Of all the news stories that have been written about the sad horror of the August shooting in Ferguson, MO, has there ever been a more puzzling one than the Oct. 15 front-page story in the St. Louis Post-Dispatch, headlined “Clergy-led protest raises questions over nature of repentance”?
Post reporter Lillly Fowler described an event that occurred on “Moral Monday,” when “a gang of clergy” (her words) marched to the Ferguson Police Department, confronted officers, and asked them to repent.
Despite the fact that demanding repentance on a public street seems inherently coercive, this seems like an ill-advised and ultimately disrespectful action. We know that many police officers in St. Louis engage in racial profiling and use excessive force, but why single out these Ferguson officers as scapegoats for our entire system of law enforcement?
If the clergy want to protest and demand repentance, we can think of some organizations and individuals that engage in institutional and systemic racism that may be equally as damaging as that practiced by those who are supposed to protect and serve us.

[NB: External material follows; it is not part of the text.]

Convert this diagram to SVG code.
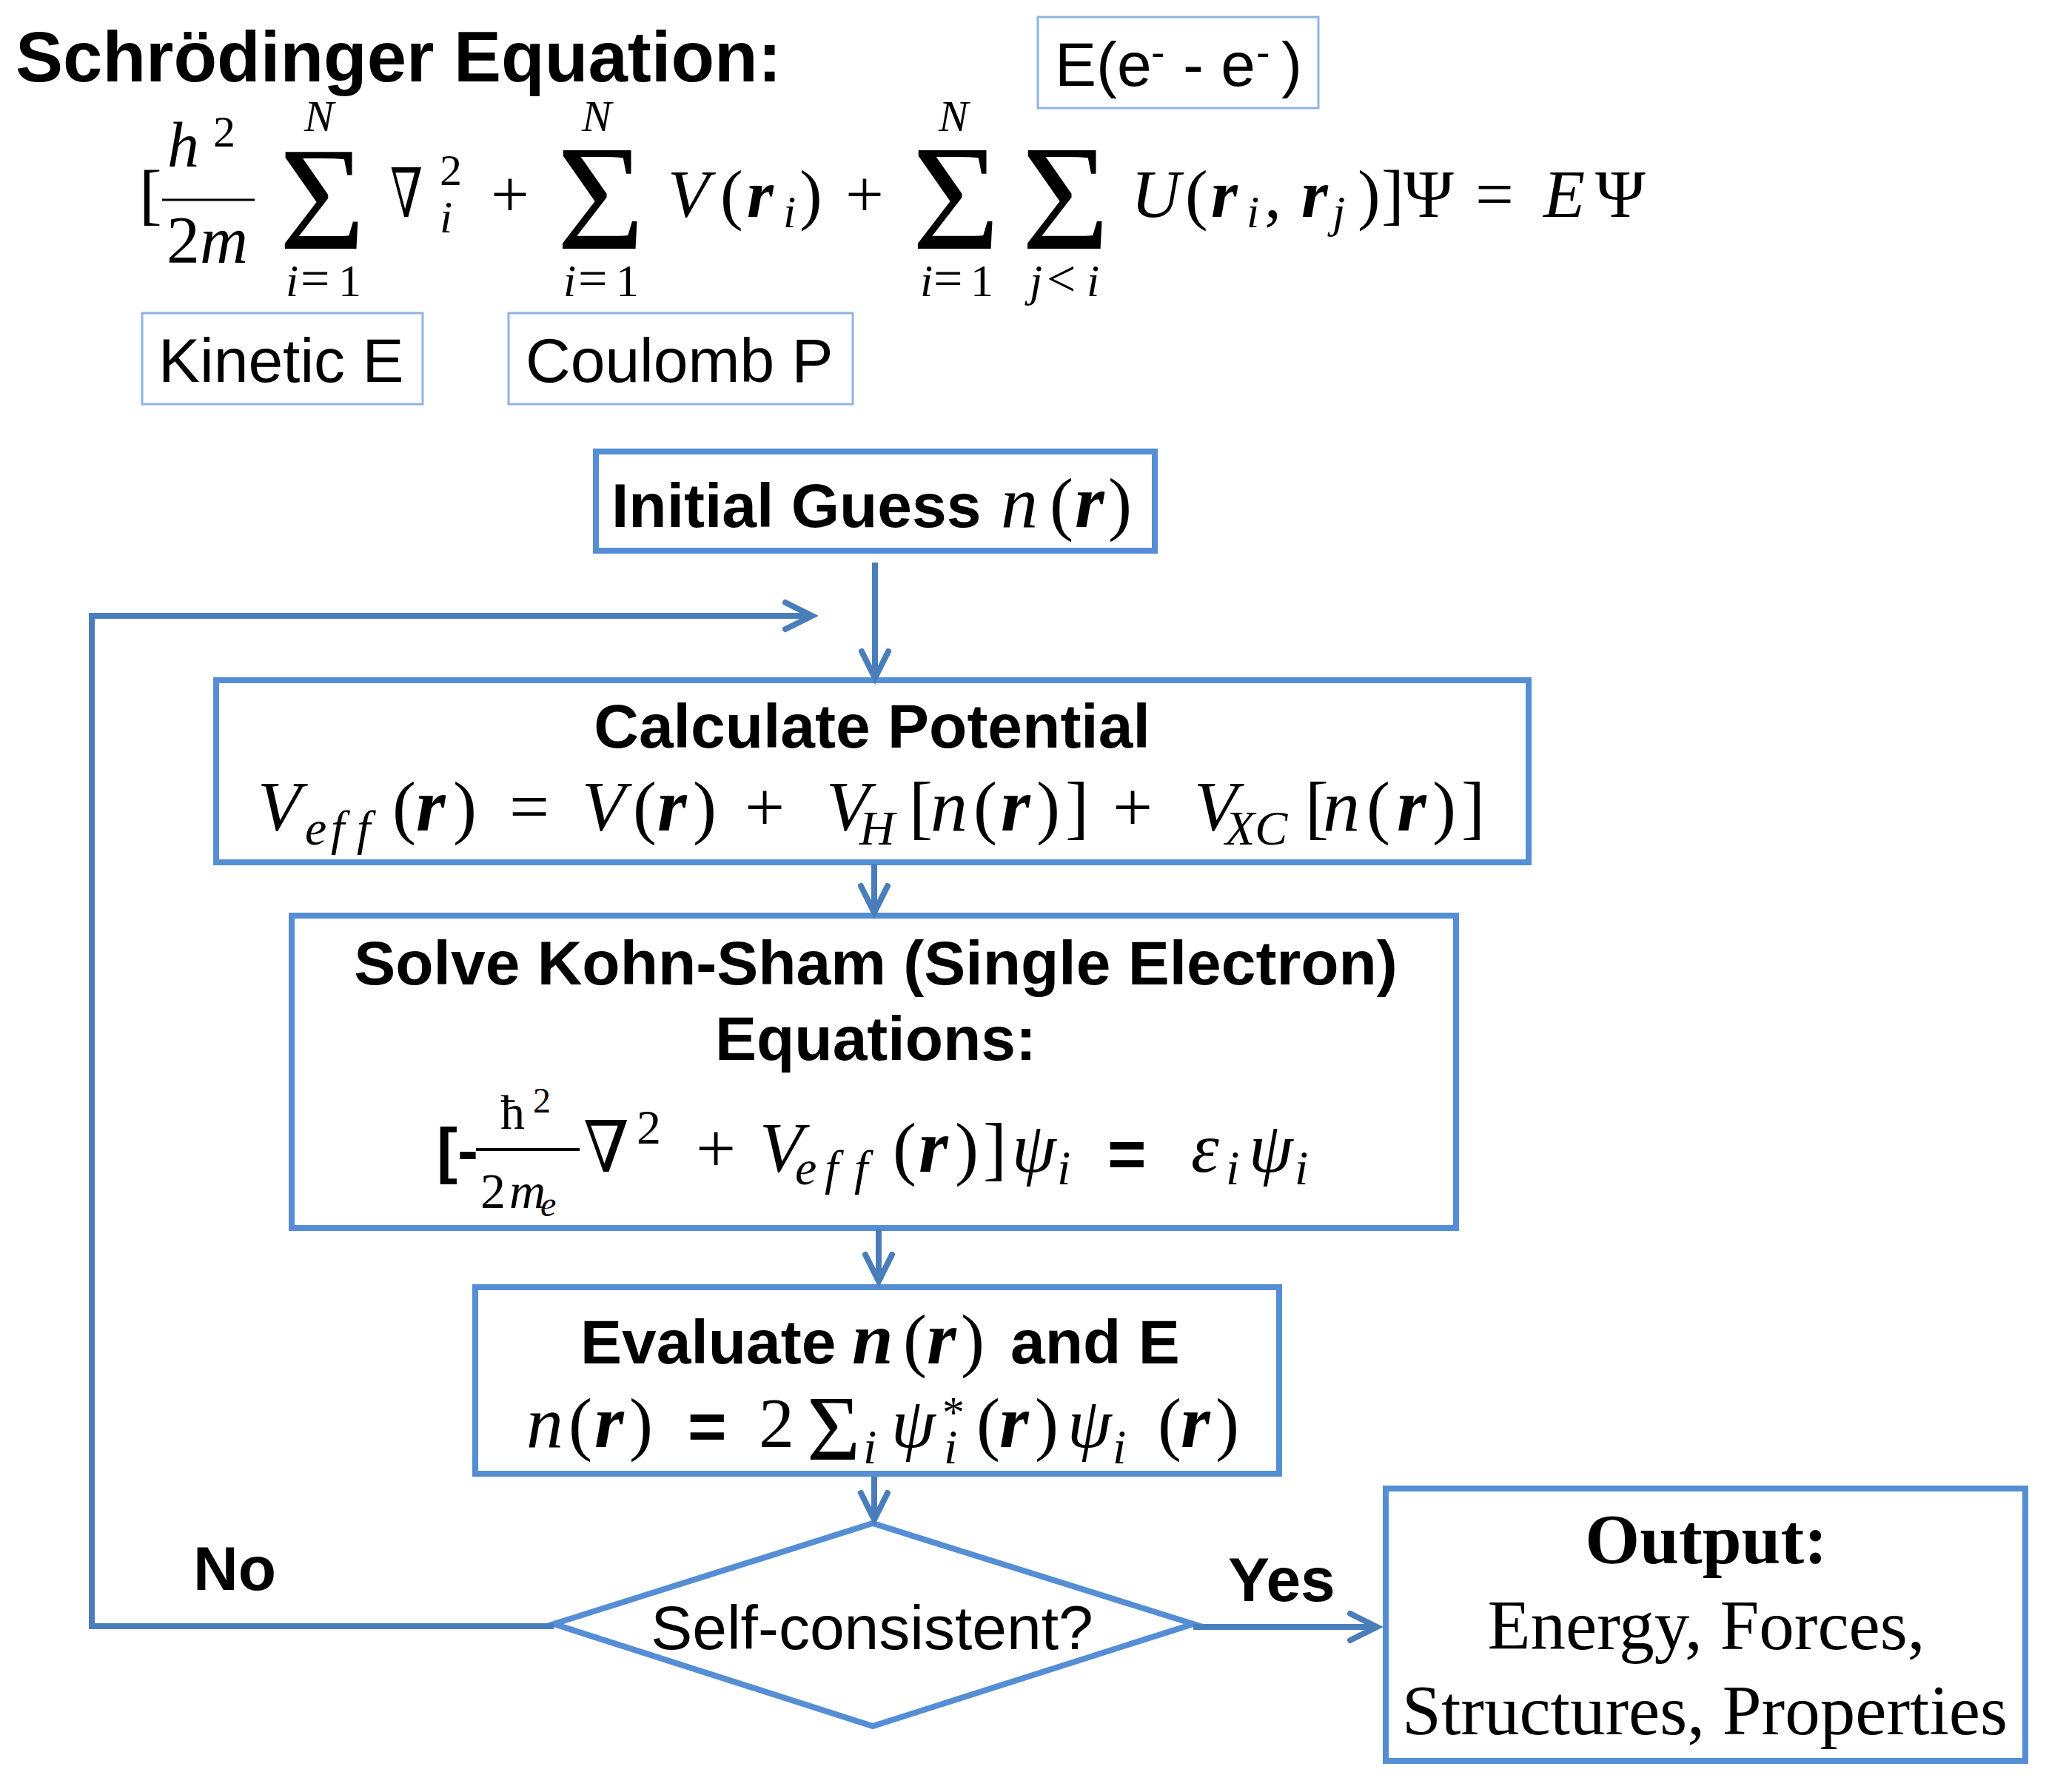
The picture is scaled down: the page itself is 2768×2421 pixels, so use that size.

For example, why not confront those legislators in Jefferson City who have enabled an out-of-control gun culture to flourish in our inner city and small suburbs? Black-on-black crime has killed more young men for more years than any too-quick-to-pull-the-trigger police officers. Clergy of all faiths believe that idolatry is evil, and in our society guns have become idols. Doesn’t this call for repentance?
While they’re in Jefferson City, our clergy could ask our legislators to repent for forcing 300,000 low-income Missourians, both black and white, to go without health insurance simply because our law-makers don’t like the Affordable Care Act that our black president was able to enact.
Or maybe they would like to protest the continuing efforts to promote voter ID laws, a poll tax in disguise, which would disenfranchise thousands of voters. Change begins at the ballot box, and making it difficult or impossible for certain individuals to cast their votes is one way to ensure that the status quo remains.
If they have any time left, clergy could protest the payday lenders, who snare low-income individuals into a cycle of debt that can trap them for years. Or they could demand repentance from those in the judicial system, where black men and women receive far harsher sentences than their white counterparts for the same crimes. Or they could take on the educational system, where students in poor school districts are often doomed to failure because of sub-standard facilities, a lack of supplies, and teachers who have not learned appropriate classroom management skills.
Our clergy could be very busy.
To be fair, many members of the clergy have gone to Jefferson City and have spoken out about issues of social injustice. They have marched, and talked, and prayed with lawmakers and others. But until the week of Oct. 13 in Ferguson, I’m not aware that anyone has called for repentance.
True repentance means change, and change happens one person at a time. Rather than confronting and potentially embarrassing individuals when reporters and photographers are present, the clergy might have considered a more respectful way to talk to officers about their roles in the system. True repentance probably will not be a media event.
Racism is an evil and it does exist in our community today. It is damaging all of us. So it is up to all of us: those who make rules, those who write legislation, those who vote, those who shop, those who donate money, those who teach, those who preach, and those who want something better for all our children—it is up to us to wake up. Now. We need to pay attention to what is going on.
We don’t need scapegoats. Maybe we don’t need repentance, which is a religious construct. What we do need is to change.